44 thoughts on “Monday message board

  1. If Rudd was opposed to tax cuts then we would have had one party running on a platform of tax cuts and another running on a platform of no tax cuts. The people would then have had a clear choice. Changing policy immediately after an election would seem quite dishonest.

    Howard gave us a GST after promising he wouldn’t but at least he provided the voters a chance to decide the fate of him and the GST. He put his changed position to the people.

    And what economic misjudgement are you on about? They are racking in revenue by the bucket load. Not cutting taxes would be rude.

  2. Tax cuts will stimulate the economy further and make it more likely that the Reserve Bank will need to raise interest rates.

    Ask Centro shareholders what they think of that idea.

    Currently, I’d only support tax cuts if they were accompanied by offsetting spending cuts to limit the impact on aggregate demand.

    Personally, I’d prefer it if Rudd indexed the tax thresholds to prevent real tax rates rising over time and taking away the capacity of governments to offer “tax cuts” which merely hand back the impact of bracket creep.

  3. Now tell me that isn’t a bunch of taxeaters building empires, given the Govt’s reflexive, yet pre-ordained response at the end of it all. And this is the Govt that said it would find $10bill worth of savings over 10 years, when Richardson from Access Economics reckons they’ll need to find that much in a year to prevent interest rate rises, given those tax cuts. Labor is simply making a long term rod for its back on another front too. It keeps playing the bogeyman that the battlers are being ripped off by business, rather than general inflation, due to previous lax monetary policy, but those chickens will come home to roost when it tries to introduce higher carbon pricing.

  4. Centro shareholders? Bwahahahahaaaa…. Couldn’t happen to nicer people.

    That aside, I don’t see how interest rates will matter in the slightest. When a debt cannot be refinanced and current obligations are unable to be met, the interest rate is purely academic!

  5. Currently, I’d only support tax cuts if they were accompanied by offsetting spending cuts to limit the impact on aggregate demand.

    How about cuts in the tax rate that are offset by not increasing spending. Spending in real per capita terms could sit static for a decade and we could come close to abolishing income tax in the process. What you really seem to be on about is balanced budgets. However there is little problem in delivering the promised tax cuts and continuing to balance the budget. What seems to be going on here is some sort of high tax fetish. Some form of self flagellation guilt trip perhaps. Maybe you all earn too much and the shame is unbearable.

    And why is an increase in the cost of government wonderful and an increase in the cost of credit dire?

  6. I like how Barry Maley describes himself in his Oz article as “a former academic”, implying he has scholarly expertise in climatology, the subject of the article.

    Maley’s field of expertise is organisational behaviour.

  7. I don’t think Adam Smith is saying profits cause inflation. That would be a new and novel theory. I suspect he is saying that business bleats a lot about costs, when – of course – normal profit is itelf also a cost of business. Our business people should complain less – if sales aren’t as high as business would like, they can always lowr their prices.

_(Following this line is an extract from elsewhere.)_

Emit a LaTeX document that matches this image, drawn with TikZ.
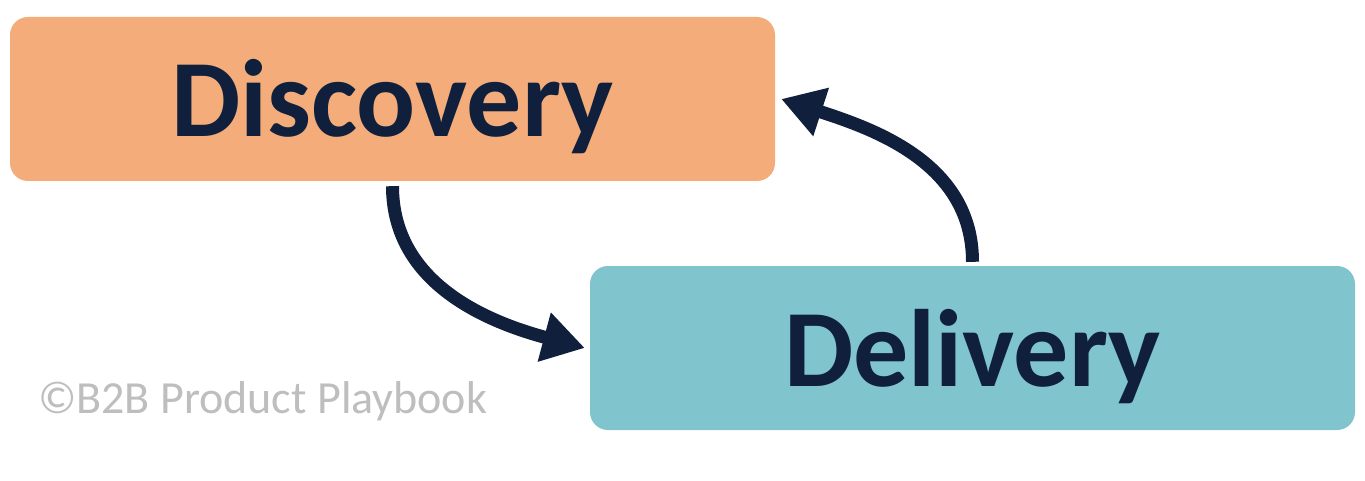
\documentclass[tikz,border=0pt]{standalone}
\usepackage{fontspec}
\setmainfont{Carlito}
\usetikzlibrary{arrows.meta}
\definecolor{discfill}{RGB}{244,173,122}
\definecolor{delifill}{RGB}{128,196,206}
\definecolor{navy}{RGB}{16,32,60}
\definecolor{copygray}{RGB}{190,190,190}
\tikzset{
  phasebox/.style={rounded corners=18pt, minimum width=765pt, minimum height=164pt, inner sep=0pt, draw=none, text=navy, text height=76pt, text depth=0pt, font=\bfseries\fontsize{110}{110}\selectfont},
  cyclearrow/.style={draw=navy, line width=13pt, -{Triangle[length=42pt,width=48pt]}}
}
\begin{document}
\begin{tikzpicture}[x=1pt,y=1pt]
\useasboundingbox (0,0) rectangle (1365,-481);
\fill[white] (0,0) rectangle (1365,-481);
\node[phasebox, fill=discfill] (disc) at (392.5,-99) {Discovery};
\node[phasebox, fill=delifill] (deli) at (972.5,-348) {Delivery};
\draw[cyclearrow] ([yshift=-5pt]disc.south) to[out=-90, in=165] ([xshift=-5pt]deli.west);
\draw[cyclearrow] ([yshift=4pt]deli.north) to[out=90, in=-18] ([xshift=6pt]disc.east);
\node[anchor=base west, inner sep=0pt, text=copygray, font=\fontsize{46}{46}\selectfont] (copy) at (38,-413) {©B2B Product Playbook};
\end{tikzpicture}
\end{document}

That is my interpretation of what Smith is suggesting, and, indeed, what I say to my relatives who work in retail.

    From page 109 – 110 of An Inquiry into the Nature and Causes of the Wealth of Nations (my copy is the 1976 University of Chicago edition).

    In countries which are fast advancing to riches, the low rate of profit may, in the price of many commodities, compensate the high wages of labour, and enable those countries to sell as cheap as their less thriving neighbours, among whom the wages of labour may be lower.
    In reality high profits tend much more to raise the price of work than high wages. If in the linen manufacture, for example, the wages of the different working people; the flax-dressers, the spinners, the weavers, &c. should, all of them, be advanced two pence a day: it would be necessary to heighten the price of a piece of linen only by a number of two pences equal to the number of people that had been employed about it, multiplied by the number of days during which they had been so employed. That part of the price of the commodity which resolved itself into wages would, through all the different stages of the manufacture, rise only in arithmetical proportion to this rise of wages. But if the profits of all the different employers of those working people should be raised five per cent. that part of the price of the commodity which resolved itself into profit, would, through all the different stages of the manufacture, rise in geometrical proportion to this rise of profit. The employer of the flax-dressers would in selling his flax require an additional five per cent. upon the whole value of the materials and wages which he advanced to his workmen. The employer of the spinners would require an additional five per cent. both upon the advanced price of the flax and upon the wages of the spinners. And the employer of the weavers would require a like five per cent. both upon the advanced price of the linen yarn and upon the wages of the weavers. In raising the price of commodities the rise of wages operates in the same manner as simple interest does in the accumulation of debt. The rise of profit operates like compound interest. Our merchants and master-manufacturers complain much of the bad effects of high wages in raising the price, and thereby lessening the sale of their goods both at home and abroad.
    They say nothing concerning the bad effects of high profits. They are silent with regard to the pernicious effects of their own gains. They complain only of those of other people.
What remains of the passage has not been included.